六角精児・自己肯定の人間力「つらい思いをしたぶん、人に優しくなれた」の画像
六角精児(撮影・弦巻勝)

 今回主演を務めさせてもらった映画『くらやみ祭の小川さん』は、56歳でリストラされた男の、再生の物語です。この映画のキャッチコピーは“人生まだまだ捨てたもんじゃない”なんですが、その感覚が、最近になってよく分かってきたような気がしているんです。

 僕の20〜30代は、本当にロクなことがなかった。誰からも必要とされてない感じがしていました。でも、40代に入って出演作品が増えて、自分の芝居を人に見てもらえることが多くなったとき、やりがいが少しずつ出てきた。そこから“仕事の楽しさ”をあらためて発見できるようになったんですよ。それまでは、芝居で自分が楽しければ良かったけど、作品を面白くする楽しさみたいなものが分かってきた。今、僕は57歳ですが、これはこの年齢になったからこそ気づけたことかもしれません。
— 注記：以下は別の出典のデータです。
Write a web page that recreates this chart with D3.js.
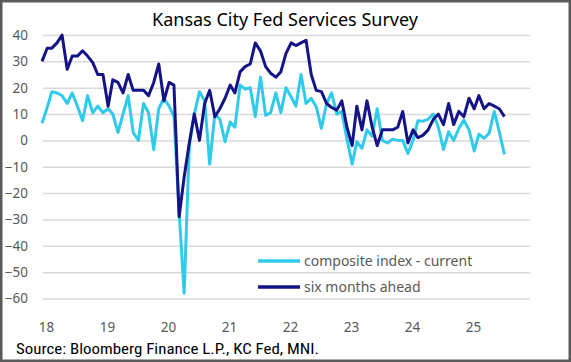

 実は40代になって仕事が増えたのは、20〜30代の頃の僕の芝居を見ていてくれた人が、ありがたいことに声をかけてくれたから。だから当時、お金にならない芝居でも一生懸命に打ち込んでいたことが、今振り返ってみれば、良かったなと思いますよね。

 人生を経て分かったことは、他にもあります。僕は若いとき、ギャンブルにハマっていました。次に何が起こるのか分からないものが好きで、パチンコ、競馬、競輪、ボートレースと、ギャンブルと名のつくものはほとんどやりました。ギャンブルって、究極を言えば、勝っても負けても実は一緒。勝ったときは天に昇る気持ちになるけど、負けて何もかもなくなったときも、それはそれで“快感”がある。

 僕は30代の頃、ホントに持っているモノを全部賭けて、大きな借金を作っちゃった。「もうダメかもな」と思いました。でも、ちょうどその頃に、仕事が少しずつ入ってくるようになったんですね。それでなんとか踏みとどまることができた。それからコツコツと借金を返しはじめて……けっこう大変だったんですけど、完済して。そこからいろいろなことが変わっていきました。

 やっぱり「負の財産」はちゃんとクリアにしないと、次には進めない。ズブズブにギャンブルにハマっていた頃は、どこか感覚がニブっていたんでしょうね。

 離婚の経験も大きかった。僕は“バツ3”ですが、離婚って本当に大変なんです。エネルギーも使いますし、精神的にもすり減っていく。でも、何度もつらい思いを体験した分、他人に優しくなれましたよね。